George Davis Rutherford, a small farmer in Fall City, made only 11 cents a pound for one of his 1893 shipments to New York, according to records that his granddaughter Maryln Everett Hunt still keeps in a home closet. That amounted to $613 for 28 bales, apparently one-fourth of the previous year's harvest. It all went to shipping fees and paying off debts. Some years he sold off land to stay solvent.

Under such conditions, hops practically disappeared from the area by the turn of the century. The Snoqualmie Hop Ranch, Rutherford farm and most others reverted to food crops. But hops still thrived in the Yakima Valley, where hot weather killed off lice. The Snoqualmies moved throughout the state picking berries and apples.

Some stubborn hop vines continue to grow at the original Snoqualmie Valley Ranch site. To preserve the living legacy, Watson transplanted some to the museum grounds and his Enumclaw home. He brews a strong amber ale that could have passed for a British pub drink a century ago.

Sources include Rutherford family records; documents from the Fall City Hop Shed Foundation; "Ventures and Adventures of Ezra Meeker" by Ezra Meeker; Snoqualmie Valley Record newspaper articles; "The Snoqualmie Indians as Hop Pickers" by Kenneth Tollefson; and "Columbia," a journal of the Washington State Historical Society, winter 1994-95.
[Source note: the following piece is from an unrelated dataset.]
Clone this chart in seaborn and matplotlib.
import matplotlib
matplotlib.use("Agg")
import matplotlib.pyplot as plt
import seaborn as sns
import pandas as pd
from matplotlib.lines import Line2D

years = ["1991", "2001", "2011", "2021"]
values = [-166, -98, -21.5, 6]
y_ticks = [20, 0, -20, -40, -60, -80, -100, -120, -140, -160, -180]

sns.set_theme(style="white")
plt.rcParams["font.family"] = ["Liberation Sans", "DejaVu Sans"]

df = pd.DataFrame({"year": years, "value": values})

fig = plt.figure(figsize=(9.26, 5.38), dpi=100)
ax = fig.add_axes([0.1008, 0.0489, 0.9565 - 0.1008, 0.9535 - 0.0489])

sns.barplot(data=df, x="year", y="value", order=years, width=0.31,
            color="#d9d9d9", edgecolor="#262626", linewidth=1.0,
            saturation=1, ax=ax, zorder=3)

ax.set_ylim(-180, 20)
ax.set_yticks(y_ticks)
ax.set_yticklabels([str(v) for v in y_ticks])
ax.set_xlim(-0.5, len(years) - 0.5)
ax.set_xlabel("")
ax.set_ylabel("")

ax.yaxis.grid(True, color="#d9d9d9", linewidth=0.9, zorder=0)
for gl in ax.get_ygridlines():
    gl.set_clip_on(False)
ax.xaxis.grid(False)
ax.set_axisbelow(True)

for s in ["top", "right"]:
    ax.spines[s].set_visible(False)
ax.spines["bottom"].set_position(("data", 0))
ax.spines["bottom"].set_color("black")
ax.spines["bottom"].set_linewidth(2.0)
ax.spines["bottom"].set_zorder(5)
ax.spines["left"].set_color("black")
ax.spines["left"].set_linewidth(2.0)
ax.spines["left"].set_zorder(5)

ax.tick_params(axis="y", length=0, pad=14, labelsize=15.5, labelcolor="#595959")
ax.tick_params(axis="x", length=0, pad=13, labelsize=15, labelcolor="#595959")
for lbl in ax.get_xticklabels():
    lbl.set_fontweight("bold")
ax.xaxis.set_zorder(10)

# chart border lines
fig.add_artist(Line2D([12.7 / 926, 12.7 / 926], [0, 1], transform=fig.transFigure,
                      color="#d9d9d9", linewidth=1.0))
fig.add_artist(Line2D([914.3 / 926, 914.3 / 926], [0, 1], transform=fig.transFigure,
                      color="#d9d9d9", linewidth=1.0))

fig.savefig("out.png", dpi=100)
Mike Lindblom's phone message number is 206-515-5631. His e-mail address is mlindblom@seattletimes.com

---------------- How kilns worked ----------------

Hop-drying kilns were essential to keep the crop from turning moldy at sea.

The George Davis Rutherford kiln, built in 1888 at the confluence of the Raging and Snoqualmie rivers, followed the common Western Washington design.

Farmworkers or a horse-drawn cart carried freshly filled bins up a ramp, where the cones were tossed onto an elevated kiln floor at a 1- to 3-inch depth. The floor had gaps that were covered with burlap, allowing 140-degree heat to rise through the cones.

On the floor sat a woodstove, its flue curving overhead so warmth moved evenly. Some kilns were stoked through an outside chute, and farmers hired boys to keep the fires going overnight.

Rutherford's kiln was sold, moved and converted into a root cellar in 1904. A community group replaced the foundation and roof in 1997. The kiln can be viewed in Fall City Community Park, across the Snoqualmie River from downtown.